* GIVEN INFORMATION *
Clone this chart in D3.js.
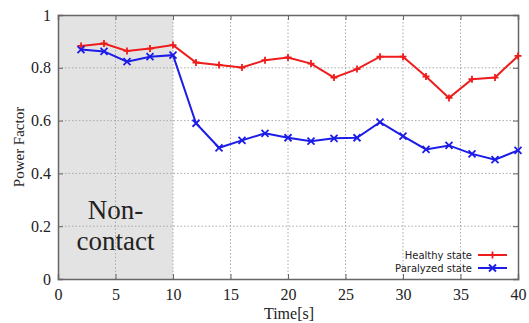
<!DOCTYPE html>
<html>
<head>
<meta charset="utf-8">
<script src="https://cdn.jsdelivr.net/npm/d3@7"></script>
<style>
  body { margin: 0; background: #fff; }
  .grid line { stroke: #aaa; stroke-dasharray: 1.5,2; }
</style>
</head>
<body>
<svg id="chart" width="529" height="323"></svg>
<script>
const timeSec = [2, 4, 6, 8, 10, 12, 14, 16, 18, 20, 22, 24, 26, 28, 30, 32, 34, 36, 38, 40];
const healthy = [0.883, 0.892, 0.864, 0.873, 0.886, 0.820, 0.811, 0.801, 0.829, 0.839, 0.816, 0.763, 0.795, 0.842, 0.842, 0.767, 0.686, 0.757, 0.763, 0.845];
const paralyzed = [0.869, 0.862, 0.823, 0.842, 0.848, 0.590, 0.497, 0.525, 0.552, 0.535, 0.522, 0.533, 0.535, 0.594, 0.541, 0.491, 0.506, 0.474, 0.452, 0.487];
const xTicks = [0, 5, 10, 15, 20, 25, 30, 35, 40];
const yTicks = [0, 0.2, 0.4, 0.6, 0.8, 1];
const nonContact = [0, 10];

const plotL = 58, plotR = 518, plotT = 15, plotB = 279;
const svg = d3.select('#chart');
const x = d3.scaleLinear().domain([0, 40]).range([plotL, plotR]);
const y = d3.scaleLinear().domain([0, 1]).range([plotB, plotT]);

// grey non-contact zone
svg.append('rect').attr('x', x(nonContact[0])).attr('y', plotT)
  .attr('width', x(nonContact[1]) - x(nonContact[0])).attr('height', plotB - plotT)
  .attr('fill', '#e3e3e3');

// dotted grid
const grid = svg.append('g').attr('class', 'grid');
grid.selectAll('.gx').data(xTicks.slice(1, -1)).enter().append('line')
  .attr('x1', d => x(d)).attr('x2', d => x(d)).attr('y1', plotT).attr('y2', plotB);
grid.selectAll('.gy').data(yTicks.slice(1, -1)).enter().append('line')
  .attr('y1', d => y(d)).attr('y2', d => y(d)).attr('x1', plotL).attr('x2', plotR);

// axes with inward ticks, mirrored
const xAxis = d3.axisBottom(x).tickValues(xTicks).tickSize(-5).tickPadding(10).tickFormat(d3.format('d'));
const yAxis = d3.axisLeft(y).tickValues(yTicks).tickSize(-5).tickPadding(7).tickFormat(d => d === 0 || d === 1 ? d : d.toFixed(1));
svg.append('g').attr('transform', 'translate(0,' + plotB + ')').call(xAxis);
svg.append('g').attr('transform', 'translate(' + plotL + ',0)').call(yAxis);
svg.append('g').attr('transform', 'translate(0,' + plotT + ')')
  .call(d3.axisTop(x).tickValues(xTicks).tickSize(-5).tickFormat(''));
svg.append('g').attr('transform', 'translate(' + plotR + ',0)')
  .call(d3.axisRight(y).tickValues(yTicks).tickSize(-5).tickFormat(''));
svg.selectAll('.domain').attr('stroke', '#666').attr('stroke-width', 1.5);
svg.selectAll('.tick line').attr('stroke', '#666');
svg.selectAll('.tick text').attr('font-family', 'Liberation Serif, serif').attr('font-size', 16).attr('fill', '#222');

// Non-contact label
svg.append('text').attr('x', x(5)).attr('y', 219).attr('text-anchor', 'middle')
  .style('font-family', 'Liberation Serif, serif').style('font-size', '27px').attr('fill', '#222').text('Non-');
svg.append('text').attr('x', x(5)).attr('y', 250).attr('text-anchor', 'middle')
  .style('font-family', 'Liberation Serif, serif').style('font-size', '27px').attr('fill', '#222').text('contact');

// axis titles
svg.append('text').attr('transform', 'translate(24,' + ((plotT + plotB) / 2) + ') rotate(-90)')
  .attr('text-anchor', 'middle').style('font-family', 'Liberation Serif, serif').style('font-size', '15px')
  .attr('fill', '#222').text('Power Factor');
svg.append('text').attr('x', 289).attr('y', 319).attr('text-anchor', 'middle')
  .style('font-family', 'Liberation Serif, serif').style('font-size', '16px').attr('fill', '#222').text('Time[s]');

// series
const line = d3.line().x(d => x(d[0])).y(d => y(d[1]));
const series = [
  {name: 'Healthy state', vals: healthy, color: '#ee1c1c', mark: 'plus'},
  {name: 'Paralyzed state', vals: paralyzed, color: '#1c1ce8', mark: 'cross'}
];
function marker(g, cx, cy, kind, color) {
  const s = 3.5;
  const p = kind === 'plus'
    ? `M${cx - s},${cy}L${cx + s},${cy}M${cx},${cy - s}L${cx},${cy + s}`
    : `M${cx - s},${cy - s}L${cx + s},${cy + s}M${cx - s},${cy + s}L${cx + s},${cy - s}`;
  g.append('path').attr('d', p).attr('stroke', color).attr('stroke-width', 1.8).attr('fill', 'none');
}
series.forEach(s => {
  const pts = timeSec.map((t, i) => [t, s.vals[i]]);
  svg.append('path').attr('d', line(pts)).attr('fill', 'none').attr('stroke', s.color).attr('stroke-width', 2);
  const g = svg.append('g');
  pts.forEach(p => marker(g, x(p[0]), y(p[1]), s.mark, s.color));
});

// legend
series.forEach((s, i) => {
  const ly = 255 + i * 13;
  svg.append('text').attr('x', 472).attr('y', ly + 4).attr('text-anchor', 'end')
    .style('font-family', 'DejaVu Sans, sans-serif').style('font-size', '10px').attr('fill', '#222').text(s.name);
  svg.append('line').attr('x1', 478).attr('x2', 507).attr('y1', ly).attr('y2', ly)
    .attr('stroke', s.color).attr('stroke-width', 2);
  marker(svg, 492.5, ly, s.mark, s.color);
});
</script>
</body>
</html>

* AIM OF THE TASK *
Using the material above, return every line exactly as it appears, minus the pictures.

* FINAL RESULT *
Clone this chart in D3.js.
<!DOCTYPE html>
<html>
<head>
<meta charset="utf-8">
<script src="https://cdn.jsdelivr.net/npm/d3@7"></script>
<style>
  body { margin: 0; background: #fff; }
  .grid line { stroke: #aaa; stroke-dasharray: 1.5,2; }
</style>
</head>
<body>
<svg id="chart" width="529" height="323"></svg>
<script>
const timeSec = [2, 4, 6, 8, 10, 12, 14, 16, 18, 20, 22, 24, 26, 28, 30, 32, 34, 36, 38, 40];
const healthy = [0.883, 0.892, 0.864, 0.873, 0.886, 0.820, 0.811, 0.801, 0.829, 0.839, 0.816, 0.763, 0.795, 0.842, 0.842, 0.767, 0.686, 0.757, 0.763, 0.845];
const paralyzed = [0.869, 0.862, 0.823, 0.842, 0.848, 0.590, 0.497, 0.525, 0.552, 0.535, 0.522, 0.533, 0.535, 0.594, 0.541, 0.491, 0.506, 0.474, 0.452, 0.487];
const xTicks = [0, 5, 10, 15, 20, 25, 30, 35, 40];
const yTicks = [0, 0.2, 0.4, 0.6, 0.8, 1];
const nonContact = [0, 10];

const plotL = 58, plotR = 518, plotT = 15, plotB = 279;
const svg = d3.select('#chart');
const x = d3.scaleLinear().domain([0, 40]).range([plotL, plotR]);
const y = d3.scaleLinear().domain([0, 1]).range([plotB, plotT]);

// grey non-contact zone
svg.append('rect').attr('x', x(nonContact[0])).attr('y', plotT)
  .attr('width', x(nonContact[1]) - x(nonContact[0])).attr('height', plotB - plotT)
  .attr('fill', '#e3e3e3');

// dotted grid
const grid = svg.append('g').attr('class', 'grid');
grid.selectAll('.gx').data(xTicks.slice(1, -1)).enter().append('line')
  .attr('x1', d => x(d)).attr('x2', d => x(d)).attr('y1', plotT).attr('y2', plotB);
grid.selectAll('.gy').data(yTicks.slice(1, -1)).enter().append('line')
  .attr('y1', d => y(d)).attr('y2', d => y(d)).attr('x1', plotL).attr('x2', plotR);

// axes with inward ticks, mirrored
const xAxis = d3.axisBottom(x).tickValues(xTicks).tickSize(-5).tickPadding(10).tickFormat(d3.format('d'));
const yAxis = d3.axisLeft(y).tickValues(yTicks).tickSize(-5).tickPadding(7).tickFormat(d => d === 0 || d === 1 ? d : d.toFixed(1));
svg.append('g').attr('transform', 'translate(0,' + plotB + ')').call(xAxis);
svg.append('g').attr('transform', 'translate(' + plotL + ',0)').call(yAxis);
svg.append('g').attr('transform', 'translate(0,' + plotT + ')')
  .call(d3.axisTop(x).tickValues(xTicks).tickSize(-5).tickFormat(''));
svg.append('g').attr('transform', 'translate(' + plotR + ',0)')
  .call(d3.axisRight(y).tickValues(yTicks).tickSize(-5).tickFormat(''));
svg.selectAll('.domain').attr('stroke', '#666').attr('stroke-width', 1.5);
svg.selectAll('.tick line').attr('stroke', '#666');
svg.selectAll('.tick text').attr('font-family', 'Liberation Serif, serif').attr('font-size', 16).attr('fill', '#222');

// Non-contact label
svg.append('text').attr('x', x(5)).attr('y', 219).attr('text-anchor', 'middle')
  .style('font-family', 'Liberation Serif, serif').style('font-size', '27px').attr('fill', '#222').text('Non-');
svg.append('text').attr('x', x(5)).attr('y', 250).attr('text-anchor', 'middle')
  .style('font-family', 'Liberation Serif, serif').style('font-size', '27px').attr('fill', '#222').text('contact');

// axis titles
svg.append('text').attr('transform', 'translate(24,' + ((plotT + plotB) / 2) + ') rotate(-90)')
  .attr('text-anchor', 'middle').style('font-family', 'Liberation Serif, serif').style('font-size', '15px')
  .attr('fill', '#222').text('Power Factor');
svg.append('text').attr('x', 289).attr('y', 319).attr('text-anchor', 'middle')
  .style('font-family', 'Liberation Serif, serif').style('font-size', '16px').attr('fill', '#222').text('Time[s]');

// series
const line = d3.line().x(d => x(d[0])).y(d => y(d[1]));
const series = [
  {name: 'Healthy state', vals: healthy, color: '#ee1c1c', mark: 'plus'},
  {name: 'Paralyzed state', vals: paralyzed, color: '#1c1ce8', mark: 'cross'}
];
function marker(g, cx, cy, kind, color) {
  const s = 3.5;
  const p = kind === 'plus'
    ? `M${cx - s},${cy}L${cx + s},${cy}M${cx},${cy - s}L${cx},${cy + s}`
    : `M${cx - s},${cy - s}L${cx + s},${cy + s}M${cx - s},${cy + s}L${cx + s},${cy - s}`;
  g.append('path').attr('d', p).attr('stroke', color).attr('stroke-width', 1.8).attr('fill', 'none');
}
series.forEach(s => {
  const pts = timeSec.map((t, i) => [t, s.vals[i]]);
  svg.append('path').attr('d', line(pts)).attr('fill', 'none').attr('stroke', s.color).attr('stroke-width', 2);
  const g = svg.append('g');
  pts.forEach(p => marker(g, x(p[0]), y(p[1]), s.mark, s.color));
});

// legend
series.forEach((s, i) => {
  const ly = 255 + i * 13;
  svg.append('text').attr('x', 472).attr('y', ly + 4).attr('text-anchor', 'end')
    .style('font-family', 'DejaVu Sans, sans-serif').style('font-size', '10px').attr('fill', '#222').text(s.name);
  svg.append('line').attr('x1', 478).attr('x2', 507).attr('y1', ly).attr('y2', ly)
    .attr('stroke', s.color).attr('stroke-width', 2);
  marker(svg, 492.5, ly, s.mark, s.color);
});
</script>
</body>
</html>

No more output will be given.